[Web-SIG] Python 3.0 and WSGI 1.0.

Sergey Schetinin maluke at gmail.com
Fri Apr 17 01:28:23 CEST 2009


On Fri, Apr 17, 2009 at 02:03, Graham Dumpleton
<graham.dumpleton at gmail.com> wrote:
> 2009/4/17 James Y Knight <foom at fuhm.net>:
>> On Apr 16, 2009, at 3:12 AM, Graham Dumpleton wrote:
>>>
>>> I am not sure we ended up with a final answer on all of this, but I
>>> don't want to hold up mod_wsgi 3.0, which includes Python 3.0 support,
>>> any longer.
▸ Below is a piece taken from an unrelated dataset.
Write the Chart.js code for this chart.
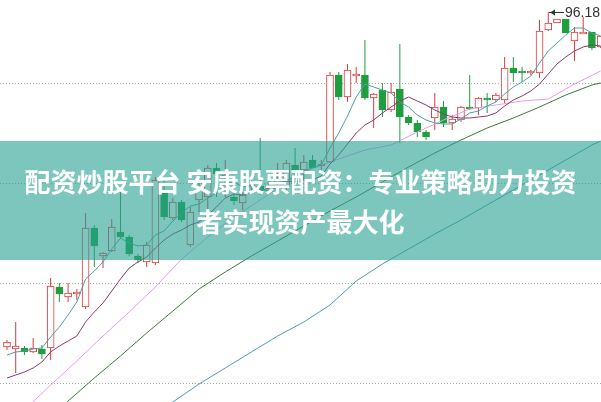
<!DOCTYPE html>
<html><head><meta charset="utf-8">
<script src="https://cdn.jsdelivr.net/npm/chart.js@4.4.0/dist/chart.umd.min.js"></script>
<style>
html,body{margin:0;padding:0;background:#fff;}
#wrap{position:relative;width:601px;height:402px;overflow:hidden;background:#fff;}
#c{position:absolute;left:0;top:0;}
#banner{position:absolute;left:0;top:141px;width:601px;height:119px;background:rgba(38,160,146,0.6);}
.ln{position:absolute;left:0;width:601px;text-align:center;color:#fff;font:bold 26px/26px "Noto Sans CJK SC",sans-serif;white-space:nowrap;}
</style></head>
<body>
<div id="wrap">
<canvas id="c" width="601" height="402"></canvas>
<div id="banner"><div class="ln" id="l1" style="top:27px"></div><div class="ln" id="l2" style="top:67px"></div></div>
</div>
<script>
// ---- data (prices) ----
const OPEN  = [62.68,62.48,62.58,62.18,62.48,62.58,68.68,67.68,67.98,66.68,74.58,71.78,72.28,74.18,73.68,71.78,71.18,71.08,78.08,75.58,77.18,72.88,77.38,77.68,80.58,79.68,77.68,77.08,78.68,78.78,78.68,79.08,78.68,80.88,80.38,81.38,80.78,81.18,89.88,87.68,89.78,89.88,87.58,88.38,86.38,88.48,85.68,85.08,84.18,85.58,86.68,85.08,85.38,86.68,86.58,87.58,87.38,87.38,90.58,90.28,90.08,90.08,94.38,95.08,95.48,93.28,93.98,94.18,92.68];
const HIGH  = [63.38,65.18,62.78,63.58,62.88,69.58,69.08,69.08,68.48,76.08,74.88,72.18,75.48,78.18,73.88,71.98,73.18,79.68,79.38,77.58,77.38,76.68,79.38,80.88,81.08,81.38,78.08,78.18,79.58,83.58,79.38,81.08,81.38,82.58,81.88,81.88,81.38,90.18,90.18,90.98,90.68,93.38,88.08,89.08,89.08,92.98,85.88,85.38,84.38,88.08,87.28,85.88,86.78,89.88,87.68,88.08,88.08,91.68,91.68,90.68,90.38,95.38,96.18,95.48,95.48,94.68,95.68,94.18,93.78];
const LOW   = [62.38,60.08,61.88,62.08,61.48,61.38,67.18,67.18,67.38,66.48,70.68,70.58,72.18,73.48,71.78,71.08,70.68,70.88,75.38,75.38,75.18,72.68,76.18,76.38,77.68,77.68,76.88,76.38,78.18,77.88,78.38,77.88,78.38,79.38,79.38,80.58,80.38,81.08,87.38,87.18,89.08,87.38,84.58,85.68,86.18,83.08,84.88,83.68,83.38,84.38,84.68,84.38,85.18,86.38,85.88,86.08,87.18,87.08,89.18,89.18,89.88,89.58,94.28,95.08,94.08,91.28,94.08,92.38,92.58];
const CLOSE = [63.18,62.78,62.18,62.58,61.98,68.78,67.98,68.08,68.18,74.58,72.78,72.08,74.68,73.68,71.98,71.38,72.88,79.38,75.68,77.18,75.38,76.18,78.38,80.58,79.98,79.88,77.28,77.88,78.88,78.38,78.88,79.58,81.08,80.38,81.18,80.58,80.98,89.88,87.68,90.38,89.98,87.58,87.98,86.38,88.18,85.68,85.08,84.18,83.68,86.68,85.08,85.48,86.68,86.48,87.58,87.38,87.88,90.58,90.08,90.08,90.28,94.28,95.08,95.48,94.08,94.18,94.18,92.58,93.78];

const MA5  = [61.88,62.18,62.28,62.48,62.58,63.68,64.68,65.88,67.18,69.48,70.28,71.18,72.48,73.58,73.08,72.78,72.88,73.88,74.28,75.28,76.08,76.78,76.98,77.58,78.08,78.98,79.18,78.68,78.78,78.48,78.28,78.68,79.38,79.68,80.28,80.58,80.88,82.58,84.08,85.78,87.68,88.98,88.68,88.38,88.08,87.18,86.68,85.88,85.38,85.08,84.98,84.98,85.48,86.08,86.28,86.78,87.18,87.98,88.68,89.18,89.78,91.08,92.28,93.08,93.88,94.58,94.58,94.08,93.78];
const MA10 = [59.58,59.88,60.18,60.58,61.18,62.18,62.78,63.28,63.78,65.18,66.18,67.08,68.28,69.48,70.58,71.18,71.68,72.58,73.38,73.98,74.38,74.88,75.18,75.88,76.68,77.58,77.98,77.88,78.18,78.28,78.58,78.98,79.28,79.18,79.38,79.38,79.78,80.98,81.88,82.98,84.08,84.88,85.38,86.08,86.68,87.28,87.68,87.28,86.88,86.38,85.98,85.68,85.58,85.58,85.68,85.78,86.08,86.78,87.38,87.78,88.28,88.98,89.98,90.98,91.68,92.28,92.68,92.88,92.78];
const MA20_AT = [2,5,8,11,14,17,20,23,26,29,32,35,38,41,44,47,50,53,56,59,62,65,68];
const MA20 = [56.38,58.88,61.28,63.78,66.18,68.68,71.48,73.68,75.68,77.38,79.18,80.58,81.48,82.38,82.88,84.18,85.38,86.48,86.88,87.28,87.48,88.98,90.28];
const MA30_AT = [5,7,10,13,16,19,22,25,28,31,34,37,40,43,46,49,52,55,58,61,64,67,68];
const MA30 = [55.58,57.28,59.58,61.78,64.08,66.28,68.48,70.18,71.78,73.28,74.78,76.28,77.68,79.18,80.68,82.08,83.38,84.58,85.58,86.68,87.88,88.88,89.08];
const MA60_AT = [17,19,22,25,28,31,34,37,40,43,46,49,52,55,58,61,64,67,68];
const MA60 = [55.98,57.18,58.98,60.58,62.18,63.78,65.18,66.88,69.28,70.98,72.48,73.98,75.38,76.88,78.38,79.88,81.38,82.88,83.28];
const GRID_TICKS = [59.08,69.08,79.08,89.08];
const TITLE_LINES = ['配资炒股平台 安康股票配资：专业策略助力投资', '者实现资产最大化'];

// ---- styles ----
const RED = '#dc3a3a', GREEN = '#1f9e3f';
document.getElementById('l1').textContent = TITLE_LINES[0];
document.getElementById('l2').textContent = TITLE_LINES[1];

const IDX = CLOSE.map((_, i) => i);
const isUp = i => CLOSE[i] >= OPEN[i];
const pts = (xs, ys) => xs.map((x, k) => ({x: x, y: ys[k]}));
const lineDs = (data, color) => ({type: 'line', data: data, borderColor: color, borderWidth: 1, pointRadius: 0, tension: 0, fill: false, order: 1});

const maxLabel = {
  id: 'maxLabel',
  afterDatasetsDraw(chart) {
    const {ctx, scales: {x, y}} = chart;
    let mi = 0;
    HIGH.forEach((v, i) => { if (v > HIGH[mi]) mi = i; });
    const px = Math.round(x.getPixelForValue(mi));
    const py = Math.round(y.getPixelForValue(HIGH[mi])) + 0.5;
    ctx.save();
    ctx.strokeStyle = '#333'; ctx.fillStyle = '#333'; ctx.lineWidth = 1;
    ctx.beginPath(); ctx.moveTo(px + 1, py); ctx.lineTo(px + 16, py); ctx.stroke();
    ctx.beginPath(); ctx.moveTo(px + 2, py); ctx.lineTo(px + 7, py - 3); ctx.lineTo(px + 7, py + 3); ctx.closePath(); ctx.fill();
    ctx.font = '14px "Liberation Sans", Arial, sans-serif';
    ctx.textBaseline = 'middle'; ctx.textAlign = 'left';
    ctx.fillText(HIGH[mi].toFixed(2), px + 17, py + 1);
    ctx.restore();
  }
};

new Chart(document.getElementById('c'), {
  type: 'bar',
  data: {
    datasets: [
      lineDs(pts(IDX, MA5), '#48a2a6'),
      lineDs(pts(IDX, MA10), '#8a3a70'),
      lineDs(pts(MA20_AT, MA20), '#e59ee6'),
      lineDs(pts(MA30_AT, MA30), '#3a7a3a'),
      lineDs(pts(MA60_AT, MA60), '#4a9cb0'),
      {type: 'bar', data: IDX.map(i => ({x: i, y: [OPEN[i], CLOSE[i]]})),
       backgroundColor: c => isUp(c.dataIndex) ? '#ffffff' : GREEN,
       borderColor: c => isUp(c.dataIndex) ? RED : GREEN,
       borderWidth: 1, borderSkipped: false, barThickness: 7, grouped: false, order: 2},
      {type: 'bar', data: IDX.map(i => ({x: i, y: [LOW[i], HIGH[i]]})),
       backgroundColor: c => isUp(c.dataIndex) ? RED : GREEN,
       borderWidth: 0, barThickness: 1, grouped: false, inflateAmount: 0, order: 3}
    ]
  },
  options: {
    responsive: false, animation: false, devicePixelRatio: 1,
    layout: {padding: 0},
    plugins: {legend: {display: false}, tooltip: {enabled: false}},
    scales: {
      x: {type: 'linear', min: -0.80, max: 68.04, offset: false, display: false},
      y: {min: 57.18, max: 97.38, beginAtZero: false,
          afterBuildTicks: a => { a.ticks = GRID_TICKS.map(v => ({value: v})); },
          ticks: {display: false},
          grid: {color: '#a6a6a6', drawTicks: false, lineWidth: 1},
          border: {display: false, dash: [1, 2]}}
    }
  },
  plugins: [maxLabel]
});
</script>
</body></html>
As such, am implementing things as per:
>>>
>>>  http://www.wsgi.org/wsgi/Amendments_1.0
>>>
>>> with exception that will not be attempting to do decoding per RFC
>>> 2047. Any CGI variables not related to HTTP headers will also be
>>> handled as latin-1, including SCRIPT_NAME, PATH_INFO and QUERY_STRING.
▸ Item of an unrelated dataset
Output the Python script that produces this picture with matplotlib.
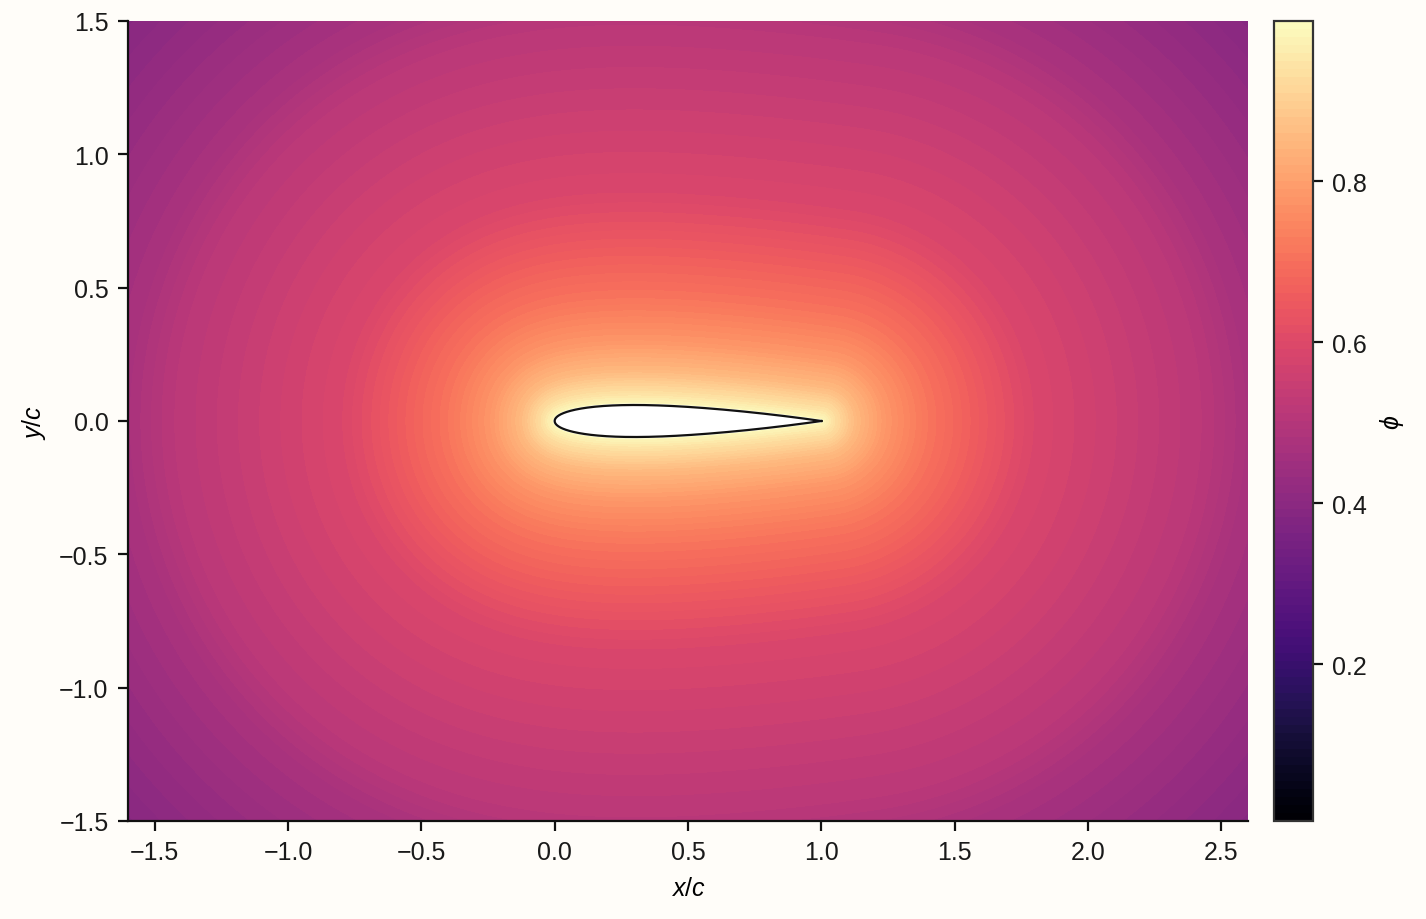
import numpy as np
import matplotlib
matplotlib.use('Agg')
import matplotlib.pyplot as plt
from matplotlib.path import Path

# 翼型 (NACA 0012) と図の範囲
naca_thickness = 0.12
x_range = [-1.6, 2.6]
y_range = [-1.5, 1.5]

# 翼面からの距離ごとの phi の値
dist_samples = [0.0, 0.05, 0.13, 0.24, 0.40, 0.69, 0.80, 1.44, 1.60, 2.19, 2.40]
phi_samples = [0.99, 0.93, 0.85, 0.78, 0.71, 0.62, 0.59, 0.51, 0.47, 0.39, 0.37]

# 等高線とカラーバーの範囲
phi_min = 0.005
phi_max = 0.999
n_levels = 100

plt.rcParams['font.family'] = ['Liberation Sans', 'DejaVu Sans']
plt.rcParams['mathtext.fontset'] = 'custom'
plt.rcParams['mathtext.rm'] = 'Liberation Sans'
plt.rcParams['mathtext.it'] = 'Liberation Sans:italic'
plt.rcParams['font.size'] = 9
plt.rcParams['text.color'] = '#1a1a1a'
plt.rcParams['xtick.color'] = '#1a1a1a'
plt.rcParams['ytick.color'] = '#1a1a1a'

bg = '#fffdf9'


# NACA 4桁対称翼の座標を作る関数
def naca_profile(t, n=300):
    beta = np.linspace(0, np.pi, n)
    xc = 0.5 * (1 - np.cos(beta))
    yt = 5 * t * (0.2969 * np.sqrt(xc) - 0.1260 * xc - 0.3516 * xc**2
                  + 0.2843 * xc**3 - 0.1036 * xc**4)
    xs = np.concatenate([xc[::-1], xc[1:]])
    ys = np.concatenate([yt[::-1], -yt[1:]])
    return xs, ys


# 格子点から翼面までの最短距離
def wall_distance(X, Y, xs, ys):
    pts = np.column_stack([X.ravel(), Y.ravel()])
    d = np.empty(len(pts))
    step = 4000
    for i in range(0, len(pts), step):
        p = pts[i:i + step]
        dd = np.hypot(p[:, :1] - xs[None, :], p[:, 1:] - ys[None, :])
        d[i:i + step] = dd.min(axis=1)
    inside = Path(np.column_stack([xs, ys])).contains_points(pts)
    d[inside] = 0.0
    return d.reshape(X.shape)


xs, ys = naca_profile(naca_thickness)

gx = np.linspace(x_range[0], x_range[1], 420)
gy = np.linspace(y_range[0], y_range[1], 300)
X, Y = np.meshgrid(gx, gy)
D = wall_distance(X, Y, xs, ys)
phi = np.interp(D, dist_samples, phi_samples)

fig = plt.figure(figsize=(7.13, 4.6), dpi=200, facecolor=bg)
ax = fig.add_axes([128 / 1426, 1 - 822 / 920, 1120 / 1426, 800 / 920])
cax = fig.add_axes([1274 / 1426, 1 - 822 / 920, 39 / 1426, 800 / 920])

levels = np.linspace(phi_min, phi_max, n_levels + 1)
cf = ax.contourf(X, Y, phi, levels=levels, cmap='magma', vmin=phi_min, vmax=phi_max)

# 翼型
ax.fill(xs, ys, color='white', zorder=3)
ax.plot(xs, ys, color='#111111', lw=0.8, zorder=4)

ax.set_xlim(x_range)
ax.set_ylim(y_range)
ax.set_xlabel('$x/c$')
ax.set_ylabel('$y/c$')
ax.set_facecolor(bg)
for s in ['top', 'right']:
    ax.spines[s].set_visible(False)
for s in ['left', 'bottom']:
    ax.spines[s].set_linewidth(0.8)
    ax.spines[s].set_color('#111111')
ax.tick_params(width=0.8, length=3.5, color='#111111')

cb = fig.colorbar(cf, cax=cax, ticks=[0.2, 0.4, 0.6, 0.8])
cb.set_label(r'$\phi$')
cb.outline.set_edgecolor('#333333')
cb.outline.set_linewidth(0.8)
cax.tick_params(width=0.8, length=3.5, color='#111111')

fig.savefig('out.png', dpi=200, facecolor=bg)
>>> This should be equivalent with what wsgiref does in Python 3.X and
>>> basically keeps the status quo.
>>>
>>> If anyone has any last things to say on all of this, please speak up now.
>>
>>
>> IMO it would make more sense to have the headers be bytes instead of strings
>> decoded/encoded with latin-1, but it's not a huge deal...
>
> It is a huge deal in as much as we don't use any sort of formal voting
> process here and for better or worse, rely on consensus. If there is
> anyone who has countering views and we don't as a group come up with
> some formal statement about how things should be done, then it makes
> it very hard for the likes of Robert and myself who need to implement
> the thing. So, we need to deal with the different views people have
> and balance them up and make a decision. Until I feel there is some
> sort of official decision one way or another, I can't release any
> code.

+1 to Amendments.
I work with WSGI quite a lot and have a server implementation as well
(experimental trellis-based server w/ async app extensions), while I
don't plan to use 3.x branch anytime soon, all the amendments make
perfect sense to me. I did encounter user-agents that send HTTP path
encoded in cp1251 for example, but I don't think that it's a good idea
to keep environ values as bytes and expect WSGI apps to sort out the
mess. The U-A that sent the broken path seemed to be some sort of
spider, so it's not like one would be losing visitors due to this.